Les décisions statuant sur l’opposition (8 jours pour statuer) ne sont susceptibles que d’un pourvoi en cassation.

Pour le redressement judiciaire et la liquidation des biens, le débiteur en cessation de paiement doit faire une déclaration aux fins d’obtenir l’ouverture d’une procédure de redressement judiciaire ou de liquidation des biens. Cette déclaration doit être faite au plus tard dans les trente (30) jours de la cessation des paiements et déposée au greffe du tribunal contre récépissé.

A cette déclaration doit être joint 11 documents datant de moins de trois (03) mois ( s’adresser au greffe du tribunal).

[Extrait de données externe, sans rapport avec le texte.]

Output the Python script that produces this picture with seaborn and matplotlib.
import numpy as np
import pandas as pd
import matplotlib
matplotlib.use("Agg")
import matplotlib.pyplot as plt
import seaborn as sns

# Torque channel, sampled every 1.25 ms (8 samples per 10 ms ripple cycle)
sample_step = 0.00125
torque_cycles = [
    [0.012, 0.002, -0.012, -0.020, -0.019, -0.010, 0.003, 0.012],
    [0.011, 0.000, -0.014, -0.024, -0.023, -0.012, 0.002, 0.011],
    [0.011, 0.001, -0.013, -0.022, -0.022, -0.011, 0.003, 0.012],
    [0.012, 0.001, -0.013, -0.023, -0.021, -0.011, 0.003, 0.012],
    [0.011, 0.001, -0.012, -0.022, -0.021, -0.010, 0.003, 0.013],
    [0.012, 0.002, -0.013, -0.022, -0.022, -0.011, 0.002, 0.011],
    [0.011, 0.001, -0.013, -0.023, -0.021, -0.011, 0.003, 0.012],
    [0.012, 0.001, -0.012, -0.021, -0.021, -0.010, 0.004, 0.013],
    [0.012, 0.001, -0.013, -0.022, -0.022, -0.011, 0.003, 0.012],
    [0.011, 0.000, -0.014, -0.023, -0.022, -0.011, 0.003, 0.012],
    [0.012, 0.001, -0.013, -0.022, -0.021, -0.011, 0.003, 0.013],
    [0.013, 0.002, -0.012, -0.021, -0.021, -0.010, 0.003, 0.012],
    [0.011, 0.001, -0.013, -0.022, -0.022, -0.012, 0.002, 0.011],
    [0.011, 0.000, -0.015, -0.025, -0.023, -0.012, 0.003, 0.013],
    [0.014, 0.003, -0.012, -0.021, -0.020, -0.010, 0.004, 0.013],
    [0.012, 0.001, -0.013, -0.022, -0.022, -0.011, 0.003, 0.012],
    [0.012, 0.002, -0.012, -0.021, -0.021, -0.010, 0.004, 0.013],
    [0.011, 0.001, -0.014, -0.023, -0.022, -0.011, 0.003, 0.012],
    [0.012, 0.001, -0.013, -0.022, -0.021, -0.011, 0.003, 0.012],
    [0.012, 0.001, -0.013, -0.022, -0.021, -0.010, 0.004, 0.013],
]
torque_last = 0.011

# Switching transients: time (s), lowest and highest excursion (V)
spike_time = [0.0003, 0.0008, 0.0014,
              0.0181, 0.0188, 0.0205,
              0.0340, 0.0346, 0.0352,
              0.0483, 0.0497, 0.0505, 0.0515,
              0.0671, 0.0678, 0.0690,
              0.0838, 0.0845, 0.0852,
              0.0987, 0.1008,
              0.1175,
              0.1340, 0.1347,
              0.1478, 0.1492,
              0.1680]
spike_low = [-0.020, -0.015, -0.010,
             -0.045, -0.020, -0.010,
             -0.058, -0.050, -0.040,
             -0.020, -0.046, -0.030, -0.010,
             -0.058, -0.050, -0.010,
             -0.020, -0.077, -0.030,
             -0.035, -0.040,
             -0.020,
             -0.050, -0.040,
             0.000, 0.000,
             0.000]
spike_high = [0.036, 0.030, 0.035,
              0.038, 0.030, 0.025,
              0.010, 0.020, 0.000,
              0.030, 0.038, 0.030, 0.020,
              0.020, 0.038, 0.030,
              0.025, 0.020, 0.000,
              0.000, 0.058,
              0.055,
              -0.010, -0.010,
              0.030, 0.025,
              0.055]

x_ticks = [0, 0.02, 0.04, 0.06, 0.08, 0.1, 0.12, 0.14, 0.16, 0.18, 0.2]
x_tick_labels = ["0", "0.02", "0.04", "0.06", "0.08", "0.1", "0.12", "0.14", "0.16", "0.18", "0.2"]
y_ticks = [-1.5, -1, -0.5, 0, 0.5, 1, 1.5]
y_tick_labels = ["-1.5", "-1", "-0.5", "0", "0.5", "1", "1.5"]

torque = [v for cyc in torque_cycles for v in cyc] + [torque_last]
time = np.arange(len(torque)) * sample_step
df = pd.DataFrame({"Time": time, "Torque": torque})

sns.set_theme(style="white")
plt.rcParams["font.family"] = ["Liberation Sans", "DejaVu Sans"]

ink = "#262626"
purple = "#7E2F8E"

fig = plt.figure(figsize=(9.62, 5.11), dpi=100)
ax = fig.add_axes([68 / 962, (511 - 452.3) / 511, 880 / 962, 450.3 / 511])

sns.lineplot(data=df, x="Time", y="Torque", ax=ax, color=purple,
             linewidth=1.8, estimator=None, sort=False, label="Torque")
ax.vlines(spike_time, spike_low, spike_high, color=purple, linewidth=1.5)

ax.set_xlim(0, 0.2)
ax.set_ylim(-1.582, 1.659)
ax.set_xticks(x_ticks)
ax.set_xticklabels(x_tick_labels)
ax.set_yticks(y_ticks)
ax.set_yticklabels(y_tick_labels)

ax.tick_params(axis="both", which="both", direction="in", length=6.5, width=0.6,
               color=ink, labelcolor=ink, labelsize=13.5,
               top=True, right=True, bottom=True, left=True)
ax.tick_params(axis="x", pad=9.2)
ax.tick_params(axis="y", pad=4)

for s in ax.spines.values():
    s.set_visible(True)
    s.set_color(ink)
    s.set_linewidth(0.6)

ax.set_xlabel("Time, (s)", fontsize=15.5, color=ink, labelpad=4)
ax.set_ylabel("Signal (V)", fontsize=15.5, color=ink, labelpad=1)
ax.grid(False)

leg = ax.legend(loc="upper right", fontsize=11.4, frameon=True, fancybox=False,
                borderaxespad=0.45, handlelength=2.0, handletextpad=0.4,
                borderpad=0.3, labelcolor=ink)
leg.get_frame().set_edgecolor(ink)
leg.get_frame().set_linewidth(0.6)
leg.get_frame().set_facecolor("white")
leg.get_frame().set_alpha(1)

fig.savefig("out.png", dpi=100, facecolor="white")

Le redressement judiciaire ou la liquidation des biens peut être ouverte à la demande d’un créancier quelle que soit la nature de sa créance à condition qu’elle soit certaine (sure), liquide(évalué en argent) et exigible (arrivé à échéance) ; le tribunal est saisi par voie d’assignation ;

Les décisions rendues en matière de redressement judiciaire ou de liquidation des biens sont exécutoires par provision nonobstant opposition ou appel à l’exception de la décision homologuant le concordat de redressement judiciaire ainsi que des décisions prononçant la faillite personnelle.

Par exception et en cas d’appel, l’exécution provisoire de la décision prononçant la liquidation des biens peut être suspendue par le premier président de la cour d’appel à la demande du ministère public ou du débiteur et seulement en cas de violation manifeste de la loi applicable ;

L’opposition est formée par déclaration au greffe dans le délai de quinze (15) jours à compter de la signification de la décision. Il est statué sur l’opposition dans un délai de trente (30) jours.

L’appel est formé dans un délai de trente (30) jours à compter du prononcé de la décision.

La cour d’appel statue dans un délai de trente (30) jours.

En cas de faillite personnelle ou d’autres sanctions, l’appel du débiteur ou des dirigeants est formé par requête adressée au président de la cour d’appel.

La clôture de la liquidation des biens doit se faire dans un délai de dix- huit (18) mois susceptible d’être prorogé à six (06) mois. A l’expiration de ce délai, le tribunal prononce la clôture de la liquidation des biens d’office ou à la demande de tout intéressé.